Davis’ creativity was not limited to cars and music. In his retirement years, he enjoyed writing and was recently compiling historical information about his family roots. His writing projects also included a recurring column, Korn Korner News, that ran in the Times-Courier.
“He always told us stories. He had quit writing for a while, but, from time to time, he would say ‘I started writing this story or that story.’ Some of them were about old times and things he remembered from when he was young. I always encouraged him to write it down,” Summers said.
Davis also experimented with ideas for different types of inventions. One of his inventions was a set of expanding legs used to prevent wheel barrows from tipping over. Called Level Legs, it was licensed and went into production, Summers noted.
“He used a book to figure out how to write his own patents, draw the pictures and everything. He just figured out how to do it himself,” she said.
That’s just the kind of self-motivated person Davis was, agreed Sanford.
“If you had something to do and you were going to meet him, he’d say ‘I’m going to be there at such and such time.’ You’d drive up at that time and he’d be standing there waiting on you. He was a very intelligent man, a gentleman, and a whole lot of knowledge is going with him,” Sanford added.
Summers said she was also amazed at how her dad never seemed to meet a stranger.

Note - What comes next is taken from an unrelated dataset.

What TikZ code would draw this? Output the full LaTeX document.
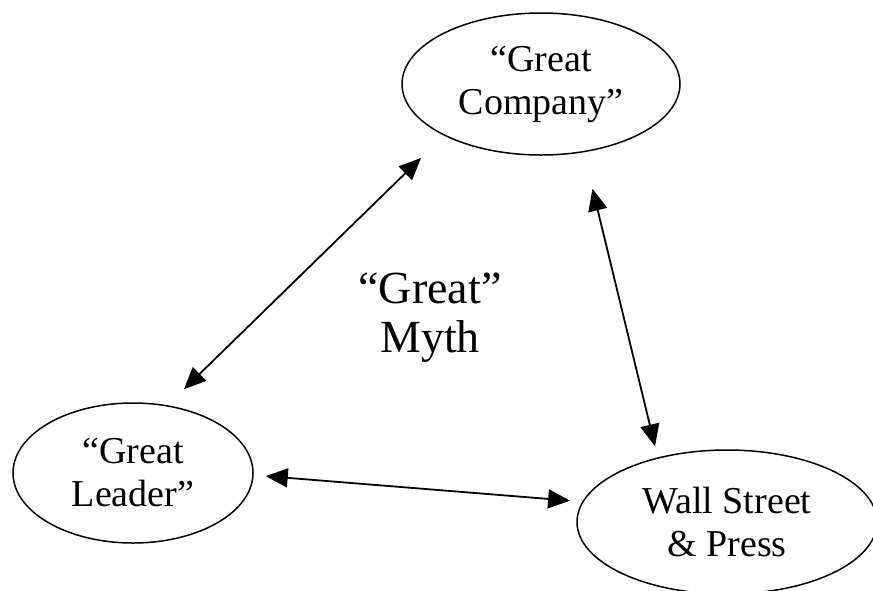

“He could just talk to anybody and he didn’t seem to recognize differences between people. It didn’t matter who you were. He had the chance to meet a lot of famous people, but he was never shy or tongue-tied. He would always talk to them like they were anybody else, like a neighbor or a friend. He would have an intelligent question to ask them, something he wanted to know about,” she said.
“I cannot recall in my entire life him ever saying anything bad about anybody else. I’m not saying he didn’t, but I can’t recall a time when he did.”